Raw material studies are important for Mesolithic research for three main reasons. Firstly, chipped stone tools clearly show the procurement and transportation or exchange of material. For example, all lithics found in the Central Pennines necessarily must have been brought in, as the bedrock in this area is Millstone Grit and the flint and chert came from karstic areas elsewhere (Fig. 1). Secondly, raw material morphology and quality is known to affect tool size and technology (e.g. Toth 1985; Preston 1999). Thirdly, raw material size and quality, as well as consumption, influence mobility patterns proportionally with distances from the source (see Fig. 5).
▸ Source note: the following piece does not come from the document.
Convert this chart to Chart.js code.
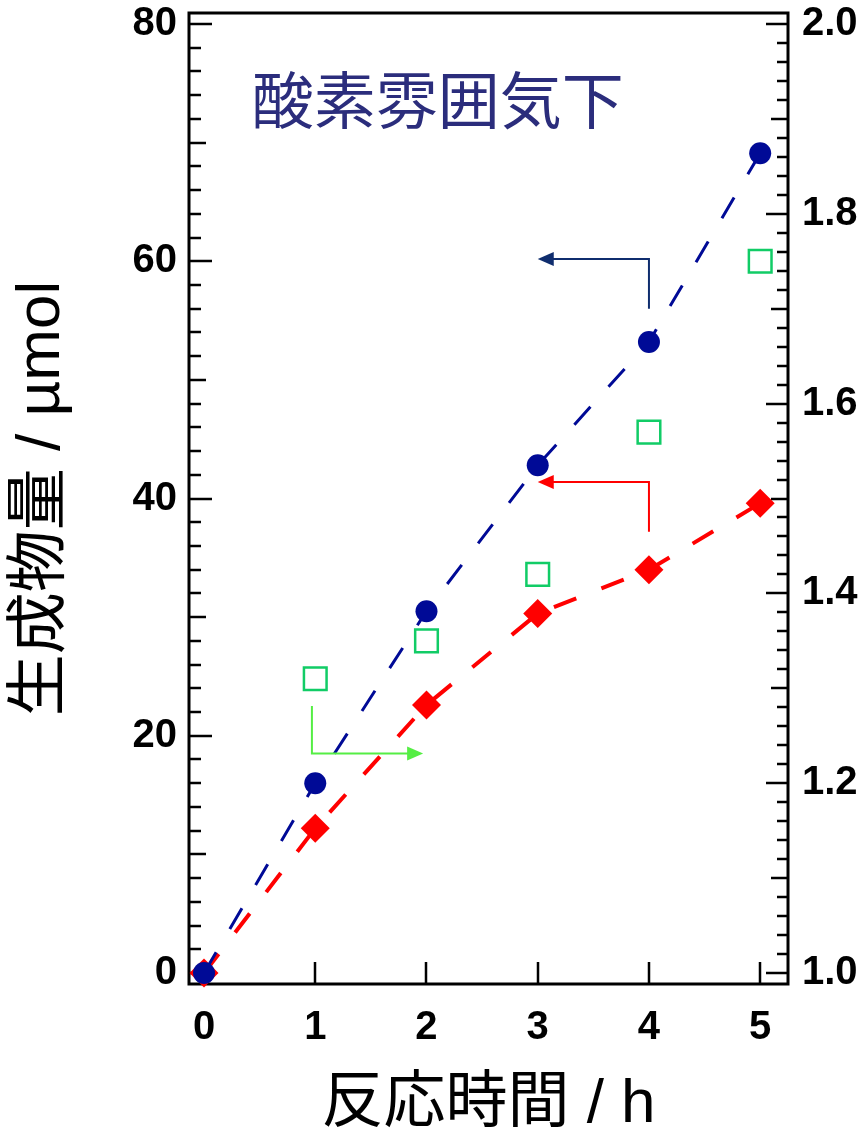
<!DOCTYPE html>
<html>
<head>
<meta charset="utf-8">
<script src="https://cdn.jsdelivr.net/npm/chart.js@4.4.1/dist/chart.umd.min.js"></script>
<style>
  body { margin: 0; background: #fff; }
  canvas { display: block; }
</style>
</head>
<body>
<canvas id="chart" width="865" height="1138"></canvas>
<script>
// data
const hours = [0, 1, 2, 3, 4, 5];
const blueAmount = [0, 16.0, 30.5, 42.8, 53.2, 69.1];   // µmol, left axis
const redAmount = [0, 12.2, 22.6, 30.3, 34.0, 39.6];    // µmol, left axis
const greenHours = [1, 2, 3, 4, 5];
const greenRatio = [1.31, 1.35, 1.42, 1.57, 1.75];      // right axis

const xTicks = [0, 1, 2, 3, 4, 5];
const leftTicks = [0, 20, 40, 60, 80];
const rightTicks = [1.0, 1.2, 1.4, 1.6, 1.8, 2.0];

const FONT = "'Liberation Sans', 'Noto Sans CJK JP', sans-serif";

// annotation arrows, in data units of x / left y
const arrows = [
  { pts: [[4, 56], [4, 60.2], [3, 60.2]], color: "#0f2d6e" },
  { pts: [[4, 37.2], [4, 41.4], [3, 41.4]], color: "#ff0000" },
  { pts: [[0.97, 22.5], [0.97, 18.5], [1.97, 18.5]], color: "#55ee44" }
];

const frameTicks = {
  id: "frameTicks",
  beforeDatasetsDraw(chart) {
    const { ctx, chartArea: a } = chart;
    const x = chart.scales.x, y = chart.scales.y, y1 = chart.scales.y1;
    ctx.save();
    ctx.strokeStyle = "#000";
    ctx.lineWidth = 2.5;
    ctx.beginPath();
    for (let v = 0; v <= 80; v += 2) {
      const len = v % 20 === 0 ? 23 : v % 10 === 0 ? 17 : 12;
      const py = Math.round(y.getPixelForValue(v));
      ctx.moveTo(a.left, py);
      ctx.lineTo(a.left + len, py);
    }
    for (let i = 0; i <= 50; i++) {
      const len = i % 10 === 0 ? 22 : i % 5 === 0 ? 17 : 11;
      const py = Math.round(y1.getPixelForValue(1 + i * 0.02));
      ctx.moveTo(a.right, py);
      ctx.lineTo(a.right - len, py);
    }
    xTicks.forEach(v => {
      const px = Math.round(x.getPixelForValue(v));
      ctx.moveTo(px, a.bottom);
      ctx.lineTo(px, a.bottom - 22);
    });
    ctx.stroke();
    ctx.lineWidth = 3;
    ctx.strokeRect(a.left, a.top, a.right - a.left, a.bottom - a.top);
    ctx.restore();
  },
  afterDatasetsDraw(chart) {
    const { ctx } = chart;
    const x = chart.scales.x, y = chart.scales.y;
    ctx.save();
    arrows.forEach(ar => {
      const p = ar.pts.map(([vx, vy]) => [x.getPixelForValue(vx), y.getPixelForValue(vy)]);
      const tip = p[p.length - 1], prev = p[p.length - 2];
      const dir = Math.sign(tip[0] - prev[0]);
      ctx.strokeStyle = ar.color;
      ctx.fillStyle = ar.color;
      ctx.lineWidth = 2;
      ctx.beginPath();
      ctx.moveTo(p[0][0], p[0][1]);
      ctx.lineTo(p[1][0], p[1][1]);
      ctx.lineTo(tip[0] - dir * 12, tip[1]);
      ctx.stroke();
      ctx.beginPath();
      ctx.moveTo(tip[0], tip[1]);
      ctx.lineTo(tip[0] - dir * 16, tip[1] - 7);
      ctx.lineTo(tip[0] - dir * 16, tip[1] + 7);
      ctx.closePath();
      ctx.fill();
    });
    // in-plot caption
    ctx.font = "62px 'Noto Sans CJK JP', sans-serif";
    ctx.fillStyle = "#2b2d7c";
    ctx.textBaseline = "middle";
    ctx.textAlign = "left";
    ctx.fillText("酸素雰囲気下", x.getPixelForValue(0.43), y.getPixelForValue(73.6));
    ctx.restore();
  }
};

function noPad(scale) {
  scale.paddingTop = 0;
  scale.paddingBottom = 0;
  scale.paddingLeft = 0;
  scale.paddingRight = 0;
}

new Chart(document.getElementById("chart"), {
  type: "scatter",
  data: {
    datasets: [
      {
        label: "blue",
        data: hours.map((h, i) => ({ x: h, y: blueAmount[i] })),
        yAxisID: "y",
        showLine: true,
        borderColor: "#000a96",
        borderWidth: 3,
        borderDash: [24, 27],
        pointStyle: "circle",
        pointRadius: 11,
        pointBackgroundColor: "#000a96",
        pointBorderWidth: 0,
        clip: false
      },
      {
        label: "red",
        data: hours.map((h, i) => ({ x: h, y: redAmount[i] })),
        yAxisID: "y",
        showLine: true,
        borderColor: "#ff0000",
        borderWidth: 4,
        borderDash: [24, 27],
        pointStyle: "rectRot",
        pointRadius: 14.5,
        pointBackgroundColor: "#ff0000",
        pointBorderWidth: 0,
        clip: false
      },
      {
        label: "green",
        data: greenHours.map((h, i) => ({ x: h, y: greenRatio[i] })),
        yAxisID: "y1",
        showLine: false,
        pointStyle: "rect",
        pointRadius: 16,
        pointBackgroundColor: "rgba(0,0,0,0)",
        pointBorderColor: "#11cc66",
        pointBorderWidth: 2.5,
        clip: false
      }
    ]
  },
  options: {
    responsive: false,
    animation: false,
    devicePixelRatio: 1,
    layout: { autoPadding: false, padding: { top: 13, left: 0, right: 0, bottom: 0 } },
    plugins: { legend: { display: false }, tooltip: { enabled: false } },
    scales: {
      x: {
        type: "linear",
        position: "bottom",
        min: -0.135,
        max: 5.25,
        afterBuildTicks: s => { s.ticks = xTicks.map(v => ({ value: v })); },
        afterFit: s => { s.height = 154; noPad(s); },
        grid: { display: false, drawTicks: false },
        border: { display: false },
        ticks: { color: "#000", font: { family: FONT, size: 40, weight: "bold" }, padding: 20, maxRotation: 0 },
        title: {
          display: true,
          text: "反応時間 / h",
          color: "#000",
          font: { family: FONT, size: 62, lineHeight: 1 },
          padding: { top: 0, bottom: 2 }
        }
      },
      y: {
        type: "linear",
        position: "left",
        min: -0.93,
        max: 80.93,
        afterBuildTicks: s => { s.ticks = leftTicks.map(v => ({ value: v })); },
        afterFit: s => { s.width = 189; noPad(s); },
        grid: { display: false, drawTicks: false },
        border: { display: false },
        ticks: { color: "#000", font: { family: FONT, size: 40, weight: "bold" }, padding: 12 },
        title: {
          display: true,
          text: "生成物量 / µmol",
          color: "#000",
          font: { family: FONT, size: 62, lineHeight: 1 },
          padding: { top: 11, bottom: 0 }
        }
      },
      y1: {
        type: "linear",
        position: "right",
        min: 1 - 0.93 / 80,
        max: 2 + 0.93 / 80,
        afterBuildTicks: s => { s.ticks = rightTicks.map(v => ({ value: v })); },
        afterFit: s => { s.width = 77; noPad(s); },
        grid: { display: false, drawTicks: false },
        border: { display: false },
        ticks: {
          color: "#000",
          font: { family: FONT, size: 40, weight: "bold" },
          padding: 14,
          callback: v => v.toFixed(1)
        }
      }
    }
  },
  plugins: [frameTicks]
});
</script>
</body>
</html>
For instance, in other areas researchers have modelled and demonstrated that the amount of material a group exploited is directly proportional to the distance from the source and time since the last visit to it (Ingbar 1994). In another study the number of retooling events was seen to be the significant factor, not distance (Hoffman 1992); as the number of retooling events increased (since visiting the quarry), the proportion of cores decreased, and the proportion of blanks increased. Similarly Ricklis and Cox (1993) and Andrefsky (1998) have demonstrated for many environments that with increased distance from the raw material source, the number of formal tools decreases, the blank:tool ratio decreases (i.e. less waste/debitage left unmodified), the number of utilised flakes increases, the average blank/tool length decreases, and the proportion of retooling increases.

Figure 5 Figure 6

Figure 5: Fall-off gravity model relating to lithic attributes and distance (after Bamforth 1986; Hoffman 1992; Ricklis and Cox 1993; Ingbar 1994)
Figure 6: A contingency table illustrating the relationship between lithic raw material abundance and quality with tool types manufactured (after Andrefsky 1998)

All these aspects are summarised in a gravity fall-off model (Fig. 6) to show how the composition of raw materials and the technology in an assemblage can be influenced by mobility patterns and vice versa.